Consumer spending in the Philippines is estimated to rise from 4.9 percent in 2024 to 5.7 percent in 2025, with further acceleration to 6.5 percent anticipated in 2026. The OECD also identified the introduction of recent reforms aimed at reducing barriers to foreign direct investment (FDI) as a positive development that could enhance investment levels.

Total real investment is projected to grow by three percent in 2025, significantly lower than the rates seen in prior years, although it is expected to rebound in 2026. This recovery is linked to a reduction in borrowing costs, with the Bangko Sentral ng Pilipinas having recently lowered the key borrowing rate by 25 basis points to 5.5 percent, with further cuts anticipated.

The OECD report cautioned that rising global trade tensions are likely to exert additional pressure on external demand and export revenues, complicating the economic landscape.

To foster more robust economic growth, the organization advised policymakers to continue pursuing reforms that enhance competition.

Specific recommendations included the amended Public Services Act, which has sought to reduce barriers to foreign investment, and streamlining regulations in key sectors such as energy, telecommunications, and transport.

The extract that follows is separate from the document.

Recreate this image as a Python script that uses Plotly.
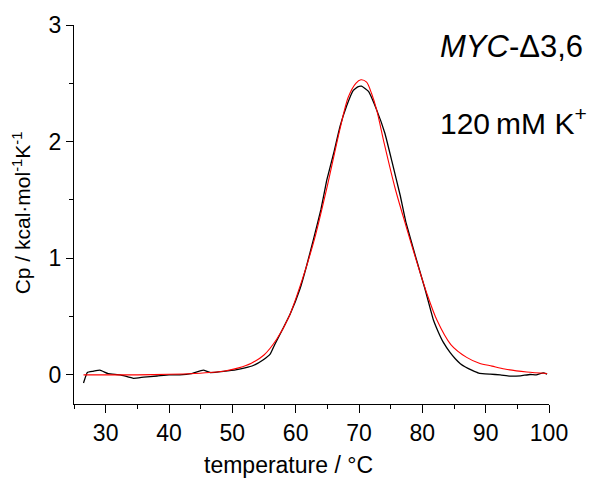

The report highlighted that addressing labor market challenges is essential for increasing productivity and providing workers with greater job stability.

Recommendations included lowering non-wage labor costs and enhancing labor flexibility.

Furthermore, the OECD emphasized the importance of improving women’s participation in the labor force through better access to affordable childcare and flexible working arrangements.

Enhancing this participation could leverage the Philippines' human capital, thereby fostering economic growth and reducing gender disparities in employment.